I may have been incorrect about the special characters in the VIEWSTATE... I'm going to take a closer look at the content and see if the interpreter could possibly be hanging up trying to do substitutions.


XAN:

The problem persists and I don't understand it...

1. I took a several different 10K chunks out of the VIEWSTATE and plugged it into RLE's timing sequence above... the timing is similiar and it completes the operation each time. I am going to try and do this with the entire block - although a similiar previous attempt to do this failed.

2. I tried replacing any characters normally escaped or substituded by the interpreter. Loading the entire string still causes a hang.

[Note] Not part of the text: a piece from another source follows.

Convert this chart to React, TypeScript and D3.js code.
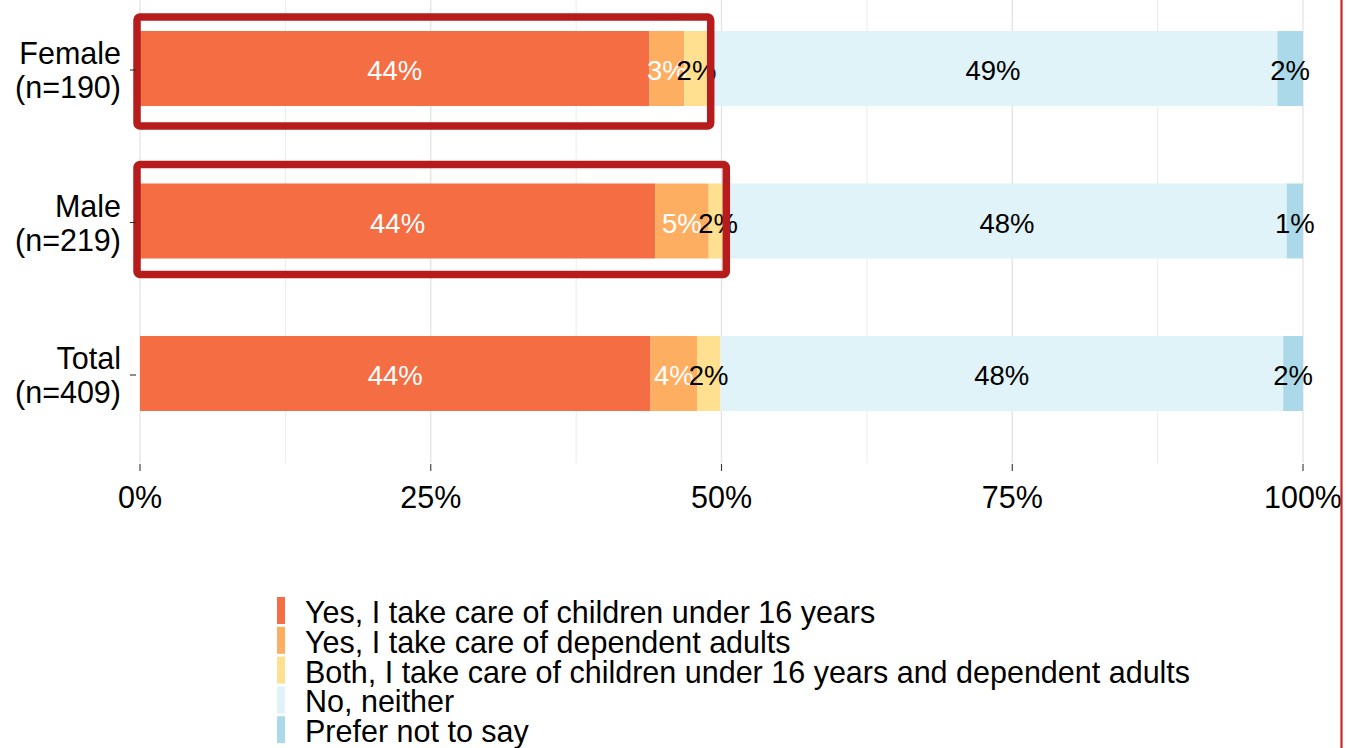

3. I tried posting the entire VIEWSTATE to the wiki but that didn't work. A sample of the data looks like this:

...bGVkIFdhbmRhHjQ4MzfCoCAtIEEgR2FuZ2xhbmQgTG92ZSBTdG9yeRs0MjUzwqAgLSBBIEdvbGRlbiBDaHJpc3RtYXMmMjIx...

XAN:

I've gotten the code to work by reading in the VIEWSTATE and then reassembling this way:

    set fp [open c:/viewstate.txt r]
 
    fconfigure $fp -translation binary -buffersize 10240
        
        set CTR 0
        set data($CTR) [read $fp 10240]
          while {![eof $fp]} {
           incr CTR
           set data($CTR) [read $fp 10240]
        }
        
        
        close $fp
        
        set FINAL ""
        incr CTR

        for {set x 0} {$x<$CTR} {incr x} {
          append FINAL $data($x)
        }

When I tried breaking it up into chunks previously I wasn't doing it under the binary encoding or setting an explicit buffer. That is the only difference... but it makes a BIG difference. The whole process is now nearly instantaneous.

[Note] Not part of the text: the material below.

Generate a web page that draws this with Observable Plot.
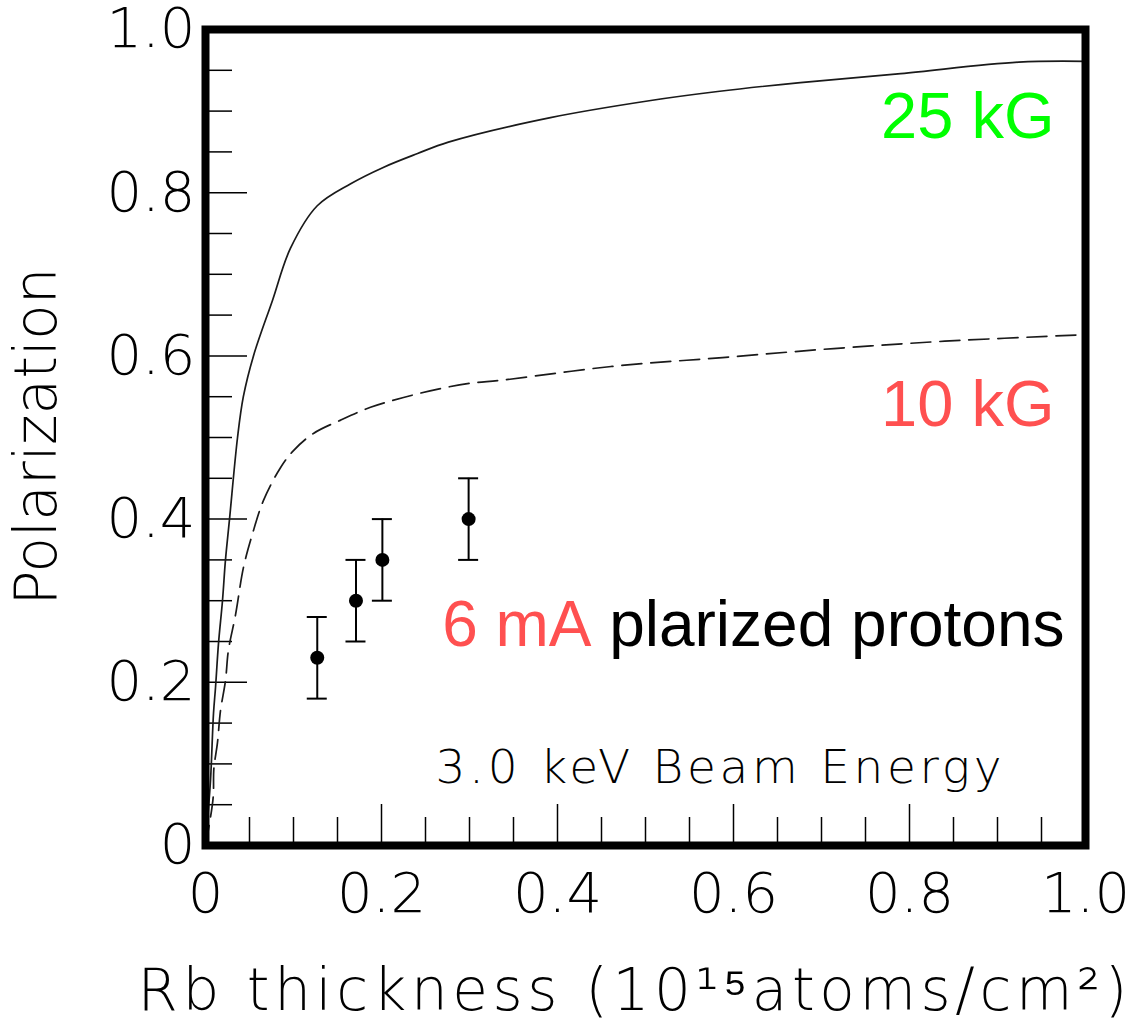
<!DOCTYPE html>
<html><head><meta charset="utf-8">
<script src="https://cdn.jsdelivr.net/npm/d3@7"></script>
<script src="https://cdn.jsdelivr.net/npm/@observablehq/plot@0.6"></script>
<style>body{margin:0;background:#fff}</style>
</head><body><div id="chart"></div>
<script>
// 25 kG curve (solid)
const thickness25 = [0, 0.0023, 0.0057, 0.0091, 0.0114, 0.0148, 0.0193, 0.0227, 0.0273, 0.0364, 0.043, 0.0545, 0.0761, 0.0966, 0.127, 0.165, 0.202, 0.241, 0.276, 0.392, 0.506, 0.582, 0.676, 0.790, 0.924, 1.0];
const pol25       = [0, 0.031, 0.080, 0.162, 0.194, 0.248, 0.300, 0.350, 0.400, 0.500, 0.550, 0.600, 0.668, 0.732, 0.784, 0.811, 0.831, 0.848, 0.862, 0.892, 0.913, 0.924, 0.935, 0.946, 0.960, 0.961];
// 10 kG curve (dashed)
const thickness10 = [0, 0.005, 0.0088, 0.0095, 0.0136, 0.017, 0.0227, 0.026, 0.034, 0.0432, 0.0534, 0.0659, 0.0852, 0.100, 0.1227, 0.153, 0.1875, 0.225, 0.267, 0.3045, 0.335, 0.461, 0.5875, 0.714, 0.840, 1.0];
const pol10       = [0, 0.030, 0.060, 0.094, 0.126, 0.165, 0.202, 0.239, 0.282, 0.341, 0.382, 0.423, 0.463, 0.484, 0.505, 0.521, 0.537, 0.549, 0.560, 0.567, 0.570, 0.587, 0.598, 0.609, 0.618, 0.626];
// measured points (6 mA polarized protons)
const dataThickness = [0.127, 0.171, 0.201, 0.299];
const dataPol = [0.23, 0.30, 0.35, 0.40];
const dataErr = [0.05, 0.05, 0.05, 0.05];
// ticks
const xTicks = [0, 0.2, 0.4, 0.6, 0.8, 1.0];
const xTickLabels = ["0", "0.2", "0.4", "0.6", "0.8", "1.0"];
const yTicks = [0, 0.2, 0.4, 0.6, 0.8, 1.0];
const yTickLabels = ["0", "0.2", "0.4", "0.6", "0.8", "1.0"];
const majorInner = [0.2, 0.4, 0.6, 0.8];
const minorTicks = [0.05, 0.1, 0.15, 0.25, 0.3, 0.35, 0.45, 0.5, 0.55, 0.65, 0.7, 0.75, 0.85, 0.9, 0.95];
// texts
const xTitle = ["Rb thickness (10¹⁵atoms/cm²)"];
const yTitle = ["Polarization"];
const energyNote = ["3.0 keV Beam Energy"];
const label25 = ["25 kG"];
const label10 = ["10 kG"];
const labelCurrent = ["6 mA"];
const labelBeam = ["plarized protons"];

const W = 1138, H = 1023, mL = 205, mR = 53, mT = 29, mB = 178;
const plotW = W - mL - mR, plotH = H - mT - mB;

const solid = thickness25.map((t, i) => ({t, p: pol25[i]}));
const dashed = thickness10.map((t, i) => ({t, p: pol10[i]}));
const points = dataThickness.map((t, i) => ({t, p: dataPol[i], lo: dataPol[i] - dataErr[i], hi: dataPol[i] + dataErr[i]}));

const thin = "DejaVu Sans, sans-serif";
const arial = "Liberation Sans, Arial, sans-serif";

const chart = Plot.plot({
  width: W, height: H,
  marginLeft: mL, marginRight: mR, marginTop: mT, marginBottom: mB,
  x: {domain: [0, 1]},
  y: {domain: [0, 1]},
  style: {background: "white", fontFamily: thin, color: "black"},
  marks: [
    Plot.tickX(minorTicks, {x: d => d, insetTop: plotH - 28, stroke: "black", strokeWidth: 1.5}),
    Plot.tickX(majorInner, {x: d => d, insetTop: plotH - 41, stroke: "black", strokeWidth: 1.5}),
    Plot.tickY(minorTicks, {y: d => d, insetRight: plotW - 27, stroke: "black", strokeWidth: 1.5}),
    Plot.tickY(majorInner, {y: d => d, insetRight: plotW - 42, stroke: "black", strokeWidth: 1.5}),
    Plot.axisX({ticks: xTicks, tickFormat: d => xTickLabels[xTicks.indexOf(d)], tickSize: 0, tickPadding: 27, fontSize: 56, fontWeight: 200, fontFamily: thin, label: null}),
    Plot.axisY({ticks: yTicks, tickFormat: d => yTickLabels[yTicks.indexOf(d)], tickSize: 0, tickPadding: 10, fontSize: 56, fontWeight: 200, fontFamily: thin, label: null}),
    Plot.line(solid, {x: "t", y: "p", stroke: "#1a1a1a", strokeWidth: 1.7, curve: "catmull-rom"}),
    Plot.line(dashed, {x: "t", y: "p", stroke: "#1a1a1a", strokeWidth: 1.7, strokeDasharray: "20,9", curve: "catmull-rom"}),
    Plot.ruleX(points, {x: "t", y1: "lo", y2: "hi", stroke: "black", strokeWidth: 2}),
    Plot.ruleY(points, {y: "hi", x1: "t", x2: "t", insetLeft: -10, insetRight: -10, stroke: "black", strokeWidth: 2}),
    Plot.ruleY(points, {y: "lo", x1: "t", x2: "t", insetLeft: -10, insetRight: -10, stroke: "black", strokeWidth: 2}),
    Plot.dot(points, {x: "t", y: "p", r: 7, fill: "black", stroke: null}),
    Plot.frame({stroke: "black", strokeWidth: 8}),
    Plot.text(label25, {text: d => d, frameAnchor: "top-right", textAnchor: "end", lineAnchor: "bottom", dx: -31, dy: 108, fill: "#00ff00", fontSize: 65, fontFamily: arial}),
    Plot.text(label10, {text: d => d, frameAnchor: "top-right", textAnchor: "end", lineAnchor: "bottom", dx: -31, dy: 396, fill: "#ff5050", fontSize: 65, fontFamily: arial}),
    Plot.text(labelBeam, {text: d => d, frameAnchor: "top-right", textAnchor: "end", lineAnchor: "bottom", dx: -21, dy: 616, fill: "black", fontSize: 64, fontFamily: arial}),
    Plot.text(labelCurrent, {text: d => d, frameAnchor: "top-right", textAnchor: "end", lineAnchor: "bottom", dx: -494, dy: 616, fill: "#ff5050", fontSize: 64, fontFamily: arial}),
    Plot.text(energyNote, {text: d => d, frameAnchor: "bottom-left", textAnchor: "start", lineAnchor: "bottom", dx: 230, dy: -63, fill: "black", fontSize: 47, fontWeight: 200, fontFamily: thin}),
    Plot.text(xTitle, {text: d => d, frameAnchor: "bottom", textAnchor: "middle", lineAnchor: "bottom", dx: -13, dy: 164, fill: "black", fontSize: 58, fontWeight: 200, fontFamily: thin}),
    Plot.text(yTitle, {text: d => d, frameAnchor: "left", textAnchor: "middle", lineAnchor: "bottom", rotate: -90, dx: -150, dy: -1, fill: "black", fontSize: 58, fontWeight: 200, fontFamily: thin})
  ]
});

const sel = d3.select(chart);
function stretch(str, len) {
  sel.selectAll("text").filter(function() { return this.textContent === str; })
    .attr("textLength", len).attr("lengthAdjust", "spacing");
}
stretch(xTitle[0], 990);
stretch(energyNote[0], 566);
stretch(yTitle[0], 338);
document.getElementById("chart").appendChild(chart);
</script>
</body></html>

THANK YOU RLE for setting me off in the right direction!!! The help is greatly appreciated!

BTW - TCL ROCKS!!!


AMG: That works, but this doesn't?

set fp [open c:/viewstate.txt]
fconfigure $fp -translation binary
set FINAL [read $fp]
close $fp

Go ahead and give it a try. If it's also fast, try it without the [fconfigure] line, and let us know if that makes a difference. Also, note that I omitted the r argument to [open] because it is the default.

You can wrap your code and mine inside [time] if you want an easy way to measure it.